Selon l'article 222-33-2 du Code pénal, « Le fait de harceler autrui par des propos ou comportements répétés ayant pour objet ou pour effet une dégradation des conditions de travail susceptible de porter atteinte à ses droits et à sa dignité, d’altérer sa santé physique ou mentale ou de compromettre son avenir professionnel, est puni de deux ans d'emprisonnement et de 30 000 € d’amende ». Une salariée qui exécute son travail chez elle peut donc, comme tout salarié, poursuivre au pénal l'auteur d'un harcèlement moral (en l'occurrence l'employeur) et le faire condamner pour les actes de harcèlement moral qu'il lui a fait subir.
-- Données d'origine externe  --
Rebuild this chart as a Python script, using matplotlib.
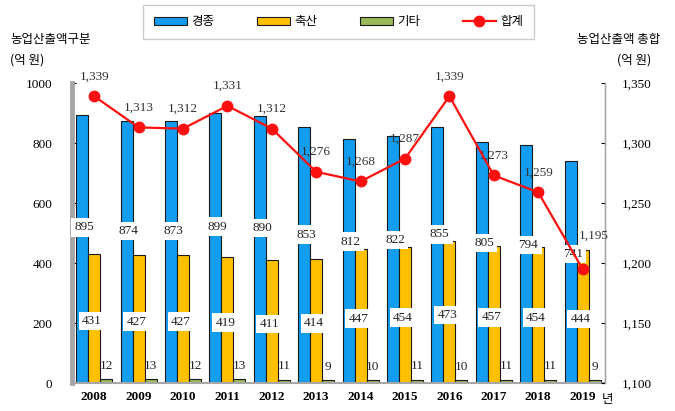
import matplotlib.pyplot as plt
import matplotlib.ticker as mticker
import numpy as np

plt.rcParams['font.family'] = ['Liberation Serif', 'Noto Sans CJK KR', 'DejaVu Sans']

# 농업산출액 (억 원)
years = ["2008", "2009", "2010", "2011", "2012", "2013",
         "2014", "2015", "2016", "2017", "2018", "2019"]
crops = [895, 874, 873, 899, 890, 853, 812, 822, 855, 805, 794, 741]      # 경종
livestock = [431, 427, 427, 419, 411, 414, 447, 454, 473, 457, 454, 444]  # 축산
others = [12, 13, 12, 13, 11, 9, 10, 11, 10, 11, 11, 9]                   # 기타
total = [1339, 1313, 1312, 1331, 1312, 1276, 1268, 1287, 1339, 1273, 1259, 1195]  # 합계

blue = "#129df0"
yellow = "#ffc000"
green = "#9bbb59"
red = "#ff1010"

x = np.arange(len(years))
w = 0.27

fig = plt.figure(figsize=(6.75, 4.11), dpi=100)
ax = fig.add_axes([0.1067, 0.068, 0.7893, 0.730])
ax2 = ax.twinx()

b1 = ax.bar(x - w, crops, w, color=blue, edgecolor="#1a1a1a", linewidth=0.8, label="경종")
b2 = ax.bar(x, livestock, w, color=yellow, edgecolor="#1a1a1a", linewidth=0.8, label="축산")
b3 = ax.bar(x + w, others, w, color=green, edgecolor="#1a1a1a", linewidth=0.8, label="기타")

box = dict(boxstyle="square,pad=0.25", fc="white", ec="none")
for i in range(len(years)):
    ax.text(x[i] - w + 0.05, crops[i] * 0.58, str(crops[i]), ha="center", va="center",
            fontsize=9.5, bbox=box, zorder=5, color="#222222")
    ax.text(x[i] - 0.05, livestock[i] * 0.48, str(livestock[i]), ha="center", va="center",
            fontsize=9.5, bbox=box, zorder=5, color="#222222")
    ax.text(x[i] + w, others[i] + 45, str(others[i]), ha="center", va="center",
            fontsize=9.5, zorder=5, color="#222222")

ax.set_xlim(-0.5, len(years) - 0.5)
ax.set_ylim(0, 1000)
ax.set_yticks(range(0, 1001, 200))
ax.set_xticks(x)
ax.set_xticklabels(years, fontsize=9.5, fontweight="bold")
ax.annotate("년", xy=(x[-1], 0), xycoords=("data", "axes fraction"),
            xytext=(14, -12), textcoords="offset points", fontsize=9, va="center")
ax.tick_params(axis="y", direction="in", length=3, labelsize=9.5, pad=14)
ax.tick_params(axis="x", length=0, pad=6)

ln, = ax2.plot(x, total, color=red, lw=1.6, marker="o", markersize=7.5, label="합계", zorder=4)
for i in range(len(years)):
    off = (8, 20) if i == len(years) - 1 else (0, 10)
    ax2.annotate(f"{total[i]:,}", (x[i], total[i]), xytext=off, textcoords="offset points",
                 ha="center", va="bottom", fontsize=9.5, color="#333333")
ax2.set_ylim(1100, 1350)
ax2.set_yticks(range(1100, 1351, 50))
ax2.yaxis.set_major_formatter(mticker.FuncFormatter(lambda v, p: f"{int(v):,}"))
ax2.tick_params(axis="y", direction="in", length=3, labelsize=9.5, pad=12)

for a in (ax, ax2):
    a.spines["top"].set_visible(False)
ax.spines["left"].set_color("#a6a6a6")
ax.spines["left"].set_linewidth(3.5)
ax.spines["bottom"].set_color("#a6a6a6")
ax.spines["bottom"].set_linewidth(1.5)
ax2.spines["left"].set_visible(False)
ax2.spines["bottom"].set_visible(False)
ax2.spines["right"].set_color("#a6a6a6")
ax2.spines["right"].set_linewidth(1)

fig.legend(handles=[b1, b2, b3, ln], loc="center", bbox_to_anchor=(0.502, 0.947),
           ncol=4, frameon=True, fancybox=False, edgecolor="#bfbfbf",
           handlelength=2.6, handleheight=0.6, handletextpad=0.4, columnspacing=3.4,
           borderpad=0.85, prop={"family": "Noto Sans CJK KR", "size": 9})

fig.text(0.015, 0.905, "농업산출액구분", fontsize=9, family="Noto Sans CJK KR", va="center")
fig.text(0.015, 0.855, "(억 원)", fontsize=9, family="Noto Sans CJK KR", va="center")
fig.text(0.978, 0.905, "농업산출액 총합", fontsize=9, family="Noto Sans CJK KR", va="center", ha="right")
fig.text(0.965, 0.855, "(억 원)", fontsize=9, family="Noto Sans CJK KR", va="center", ha="right")

fig.savefig("out.png", dpi=100)
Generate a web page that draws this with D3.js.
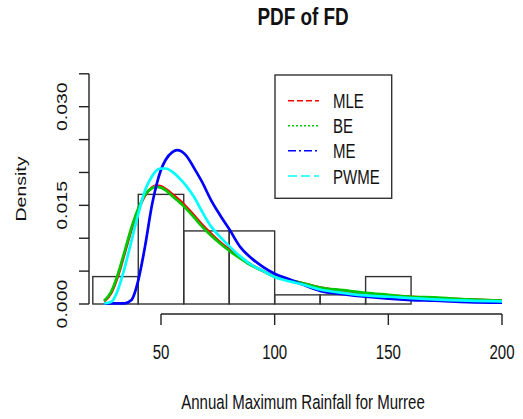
<!DOCTYPE html>
<html><head><meta charset="utf-8">
<script src="https://cdn.jsdelivr.net/npm/d3@7"></script>
<style>body{margin:0;background:#fff}</style>
</head><body>
<svg id="c" width="523" height="419"></svg>
<script>
// ---- data ----
const binEdges = [20,40,60,80,100,120,140,160];
const binCounts = [3,12,8,8,1,1,3];
const nObs = 36;
const xGrid = [25,28,31,34,37,40,43,46,48,50,52,55,57,59,61,65,68,72,76,80,85,90,95,100,107,112,120,130,140,150,160,170,185,200];
const mle  = [0.0004,0.0016,0.0042,0.0077,0.0113,0.0143,0.0165,0.0177,0.0180,0.0179,0.0175,0.0167,0.0161,0.0155,0.0148,0.0133,0.0121,0.0107,0.0094,0.0083,0.0070,0.0059,0.0050,0.0042,0.0036,0.0032,0.0025,0.0020,0.0016,0.0013,0.0011,0.0009,0.0007,0.0005];
const be   = [0.0005,0.0018,0.0045,0.0080,0.0116,0.0145,0.0166,0.0176,0.0178,0.0177,0.0173,0.0164,0.0158,0.0152,0.0145,0.0130,0.0118,0.0104,0.0092,0.0081,0.0069,0.0058,0.0050,0.0041,0.0036,0.0032,0.0025,0.0021,0.0017,0.0014,0.0011,0.0010,0.0007,0.0005];
const me   = [0.0001,0.0001,0.0001,0.0001,0.0006,0.0036,0.0088,0.0150,0.0181,0.0204,0.0219,0.0231,0.0234,0.0232,0.0226,0.0204,0.0186,0.0158,0.0135,0.0114,0.0086,0.0069,0.0056,0.0046,0.0037,0.0030,0.0020,0.0015,0.0011,0.0008,0.0006,0.0005,0.0003,0.0002];
const pwme = [0.0001,0.0003,0.0021,0.0055,0.0096,0.0137,0.0173,0.0194,0.0203,0.0206,0.0206,0.0201,0.0195,0.0188,0.0180,0.0160,0.0141,0.0118,0.0102,0.0088,0.0072,0.0059,0.0050,0.0041,0.0034,0.0030,0.0022,0.0017,0.0013,0.0011,0.0009,0.0007,0.0005,0.0004];
const seriesNames = ["MLE","BE","ME","PWME"];
const seriesColors = ["#ff0000","#00c800","#0000ff","#00ffff"];
const seriesDash = ["6,3","2,2","8,3,2,3","9,4"];
const xTicks = [50,100,150,200];
const yTicks = [0,0.005,0.010,0.015,0.020,0.025,0.030,0.035];
const yLabels = [0,0.015,0.030];

// ---- drawing ----
const svg = d3.select("#c");
const SX = 0.77;
const x = d3.scaleLinear().domain([50,200]).range([161,502]);
const y = d3.scaleLinear().domain([0,0.030]).range([304,106.7]);
const ink = "#222";
const font = "Liberation Sans, Arial, sans-serif";

function label(txt, px, py, opts={}) {
  const rot = opts.rotate ? " rotate(-90)" : "";
  return svg.append("text")
    .attr("transform", `translate(${px},${py}) scale(${SX},1)${rot}`)
    .attr("text-anchor", opts.anchor || "middle")
    .attr("font-family", font)
    .attr("font-size", opts.size || 19.5)
    .attr("font-weight", opts.bold ? "bold" : "normal")
    .attr("fill", "#111")
    .text(txt);
}

// histogram
const bins = binCounts.map((c,i)=>({x0:binEdges[i], x1:binEdges[i+1], d:c/(nObs*(binEdges[i+1]-binEdges[i]))}));
svg.append("g").selectAll("rect").data(bins).join("rect")
  .attr("x", d=>x(d.x0)).attr("width", d=>x(d.x1)-x(d.x0))
  .attr("y", d=>y(d.d)).attr("height", d=>y(0)-y(d.d))
  .attr("fill","none").attr("stroke","#333").attr("stroke-width",1.4);

// curves
const allSeries = [mle, be, me, pwme];
const line = d3.line().x((d,i)=>x(xGrid[i])).y(d=>y(d)).curve(d3.curveMonotoneX);
allSeries.forEach((s,k)=>{
  svg.append("path").datum(s).attr("d", line)
    .attr("fill","none").attr("stroke", seriesColors[k])
    .attr("stroke-width", 2.7).attr("stroke-linejoin","round");
});

// x axis
const xAxisY = 314;
svg.append("line").attr("x1", x(xTicks[0])).attr("x2", x(xTicks[xTicks.length-1]))
  .attr("y1", xAxisY).attr("y2", xAxisY).attr("stroke", ink).attr("stroke-width",1.4);
xTicks.forEach(t=>{
  svg.append("line").attr("x1", x(t)).attr("x2", x(t)).attr("y1", xAxisY).attr("y2", xAxisY+11)
    .attr("stroke", ink).attr("stroke-width",1.4);
  label(String(t), x(t), 359);
});

// y axis
const yAxisX = 89;
svg.append("line").attr("x1", yAxisX).attr("x2", yAxisX)
  .attr("y1", y(yTicks[0])).attr("y2", y(yTicks[yTicks.length-1])).attr("stroke", ink).attr("stroke-width",1.4);
yTicks.forEach(t=>{
  svg.append("line").attr("x1", yAxisX-10).attr("x2", yAxisX).attr("y1", y(t)).attr("y2", y(t))
    .attr("stroke", ink).attr("stroke-width",1.4);
});
yLabels.forEach(t=>{
  label(d3.format(".3f")(t), 67, y(t), {rotate:true});
});

// titles
label("PDF of FD", 303, 25, {bold:true, size:24.5});
label("Annual Maximum Rainfall for Murree", 303, 409);
label("Density", 26, 189, {rotate:true});

// legend
svg.append("rect").attr("x",275).attr("y",75).attr("width",116.7).attr("height",123.3)
  .attr("fill","#fff").attr("stroke","#333").attr("stroke-width",1.4);
const rowY = [100.7,125.8,150.8,176];
seriesNames.forEach((n,k)=>{
  svg.append("line").attr("x1",288).attr("x2",319).attr("y1",rowY[k]).attr("y2",rowY[k])
    .attr("stroke", seriesColors[k]).attr("stroke-width",1.5).attr("stroke-dasharray", seriesDash[k]);
  label(n, 333, rowY[k]+7.5, {anchor:"start"});
});
</script>
</body></html>
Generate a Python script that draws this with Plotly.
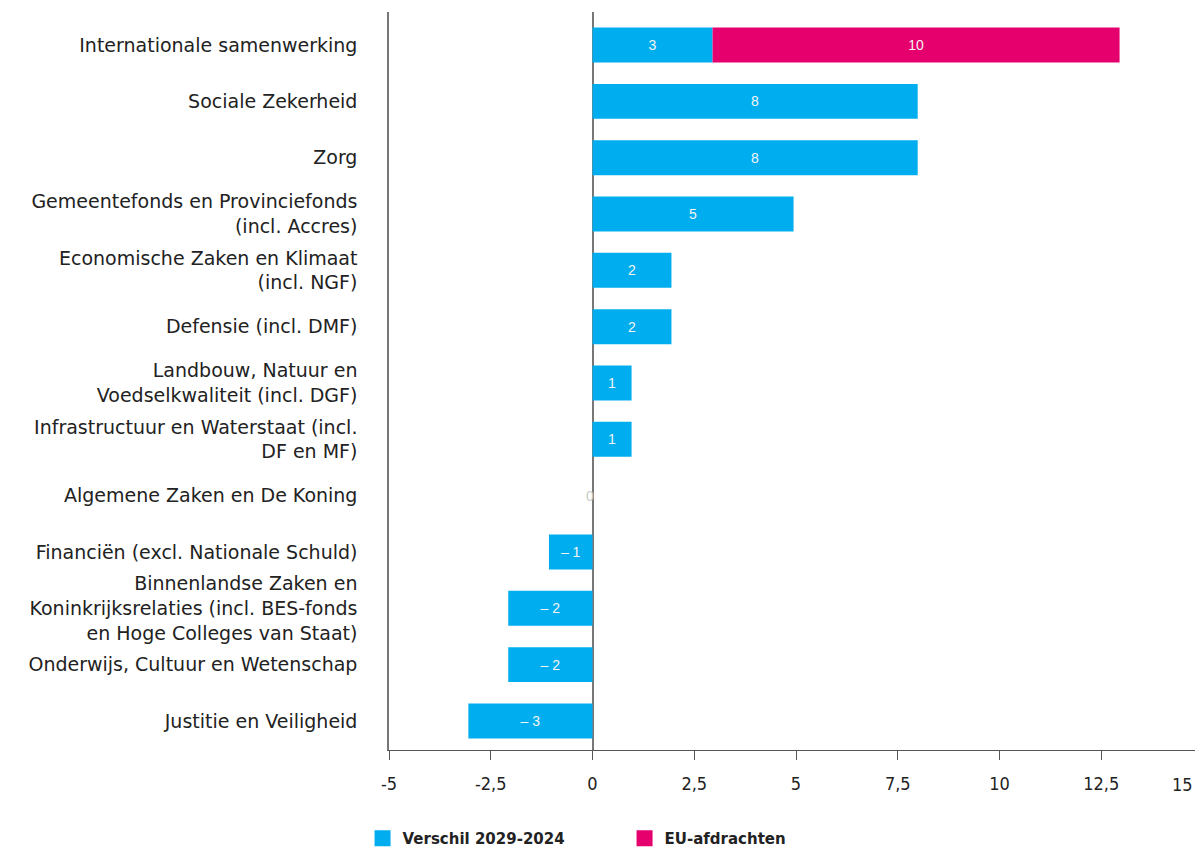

Les faits tels que ceux dont nous allons vous faire part sont malheureusement courants au sein d'entreprises peu soucieuses de respecter les droits des salariés et notamment des femmes. Nvodroits vous l'explique à travers une décision de la chambre criminelle de la Cour de cassation (Cass. crim. 19 fév. 2019, n° 18-83268).

Des faits inacceptables

Une salariée, embauchée en qualité de déléguée commerciale, dépose une plainte contre son supérieur hiérarchique qui avait l'habitude de la « poursuivre de ses assiduités », de dire à l'ensemble du personnel qu'il disposait d'un droit de cuissage, d'avoir tenté à plusieurs fois de l'embrasser et pris une photo de son décolleté à son insu lorsqu'il venait chez elle. Après sa plainte, l'affaire se poursuit devant le tribunal correctionnel. Le fait pour elle d'exercer son activité à son domicile, donc hors de l'entreprise, rendait plus difficile la preuve des agissements en question.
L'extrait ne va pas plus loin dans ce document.